Getting your cloud-native basics right starts with the containers you build.
Containers run everywhere, from CaaS platforms to your laptop, to massive Kubernetes clusters. But too often, they're built without security, maintainability, or production-readiness in mind.
This week, we’re revisiting some timeless - but frequently overlooked - best practices.
In this post, you’ll find a practical checklist for designing and building better containers. It starts with the Twelve-Factor App principles, dives into secure base images, covers why you shouldn't run as root, and wraps up with build and update strategies.
Configuration & Secrets
- Never bake secrets into your container image.
- Use environment variables or mounted configuration files for flexibility and security.
Observability
- Make your container observable by logging to stdout/stderr.
- Expose metrics so you can monitor health and performance.
Portability
- Build your container image once and use it across environments — “build once, deploy often.”
- Treat databases and external services as dependencies you connect to, not as part of the container itself.
Security First
- Start with hardened base images like Distroless, Chainguard, or Alpine.

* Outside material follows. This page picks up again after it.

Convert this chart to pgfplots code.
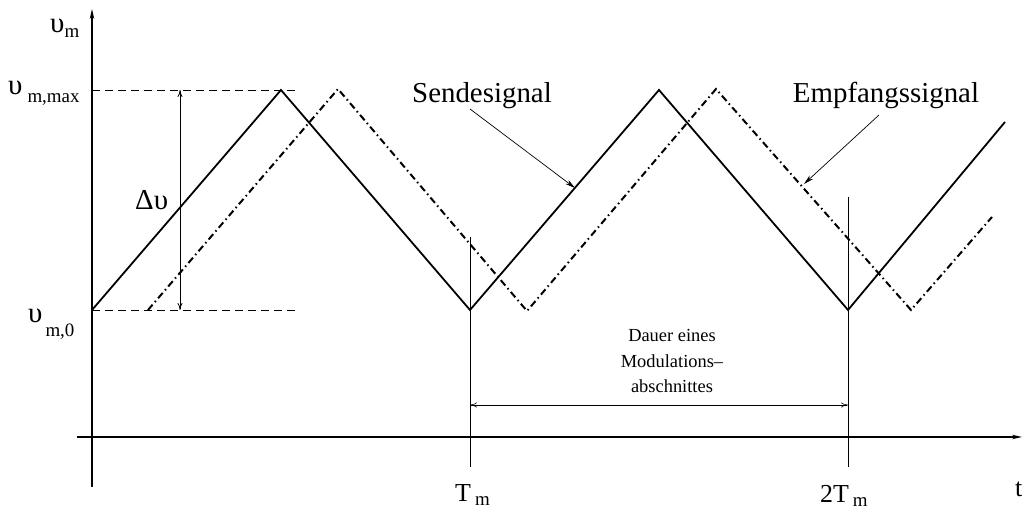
\documentclass[border=0pt]{standalone}
\usepackage{pgfplots}
\pgfplotsset{compat=1.18}
\usepackage{fontspec}
\setmainfont{Liberation Serif}
\usetikzlibrary{arrows.meta}

\newcommand{\bigf}{\fontsize{29}{34}\selectfont}
\newcommand{\midf}{\fontsize{26}{30}\selectfont}
\newcommand{\subf}{\fontsize{19}{22}\selectfont}
\newcommand{\smallf}{\fontsize{18.5}{22}\selectfont}

\begin{document}
\begin{tikzpicture}
\begin{axis}[
  hide axis, scale only axis,
  x=1bp, y=1bp,
  xmin=-92, xmax=931, ymin=-74, ymax=437,
  clip=false,
]
% frame of the drawing area
\path (axis cs:-92,-74) rectangle (axis cs:931,437);

% coordinate axes
\draw[line width=1.5pt, -{Stealth[length=10pt,width=4.5pt]}] (axis cs:-15,0) -- (axis cs:930,0);
\draw[line width=1.5pt, -{Stealth[length=10pt,width=4.5pt]}] (axis cs:0,-50) -- (axis cs:0,428);

% reference levels
\draw[line width=0.8pt, dash pattern=on 8bp off 5bp] (axis cs:0,347) -- (axis cs:208,347);
\draw[line width=0.8pt, dash pattern=on 8bp off 5bp] (axis cs:0,127) -- (axis cs:208,127);

% transmitted signal
\addplot[line width=1.8pt, black, line join=miter, mark=none]
  coordinates {(0,127) (189,347) (378,127) (567,347) (756,127) (913,315)};
% received signal
\addplot[line width=2pt, black, line join=miter, mark=none,
  dash pattern=on 7bp off 3.5bp on 1.5bp off 3.5bp]
  coordinates {(56,127) (246,348) (435,126) (624,348) (819,127) (900,220)};

% sweep width
\draw[line width=0.8pt, {To[length=7pt,width=5pt]}-{To[length=7pt,width=5pt]}]
  (axis cs:88,127) -- (axis cs:88,347);
\node[anchor=base west, inner sep=0pt, font=\bigf] at (axis cs:43,227) {Δυ};

% period markers
\draw[line width=0.8pt] (axis cs:378,200) -- (axis cs:378,-30);
\draw[line width=0.8pt] (axis cs:756,240) -- (axis cs:756,-30);
\draw[line width=0.6pt, {To[length=7pt,width=5pt]}-{To[length=7pt,width=5pt]}]
  (axis cs:378,32) -- (axis cs:756,32);
\node[anchor=base, inner sep=0pt, font=\smallf] at (axis cs:580,95) {Dauer eines};
\node[anchor=base, inner sep=0pt, font=\smallf] at (axis cs:580,69) {Modulations–};
\node[anchor=base, inner sep=0pt, font=\smallf] at (axis cs:580,44) {abschnittes};

% signal names
\node[anchor=base, inner sep=0pt, font=\bigf] at (axis cs:390,334) {Sendesignal};
\node[anchor=base, inner sep=0pt, font=\bigf] at (axis cs:794,334) {Empfangssignal};
\draw[line width=0.7pt, -{Stealth[length=10pt,width=5pt]}] (axis cs:378,328) -- (axis cs:483,249);
\draw[line width=0.7pt, -{Stealth[length=10pt,width=5pt]}] (axis cs:787,322) -- (axis cs:712,253);

% axis labels
\node[anchor=base west, inner sep=0pt, font=\bigf] at (axis cs:-42,404)
  {υ\raisebox{-5bp}{\subf m}};
\node[anchor=base west, inner sep=0pt, font=\bigf] at (axis cs:-84,342)
  {υ\hspace{5bp}\raisebox{-8bp}{\subf m,max}};
\node[anchor=base west, inner sep=0pt, font=\bigf] at (axis cs:-64,114)
  {υ\hspace{3bp}\raisebox{-14bp}{\subf m,0}};
\node[anchor=base west, inner sep=0pt, font=\midf] at (axis cs:923,-60) {t};
\node[anchor=base west, inner sep=0pt, font=\midf] at (axis cs:363,-65)
  {T\hspace{4bp}\raisebox{-4bp}{\subf m}};
\node[anchor=base west, inner sep=0pt, font=\midf] at (axis cs:728,-66)
  {2T\hspace{4bp}\raisebox{-4bp}{\subf m}};
\end{axis}
\end{tikzpicture}
\end{document}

- Keep only runtime dependencies; remove shells and compilers when unnecessary.
- Automate base image updates (e.g., with Renovate).
- Run containers with an unprivileged user instead of root. (Distroless already includes a nonroot user.)
Image Design & Build Process
- Use multi-stage builds to strip out build dependencies.
- Verify container signatures and scan for vulnerabilities — fail builds if critical issues are found.
- Optimize Dockerfiles for caching and build performance.
Dependency Management
- Choose third-party dependencies carefully and validate them.
- Reduce your container’s footprint — smaller images are faster, safer, and easier to maintain.
Key Takeaway
- Design containers with security, observability, and efficiency in mind. A well-crafted container is lightweight, non-root, easily configurable, and production-ready.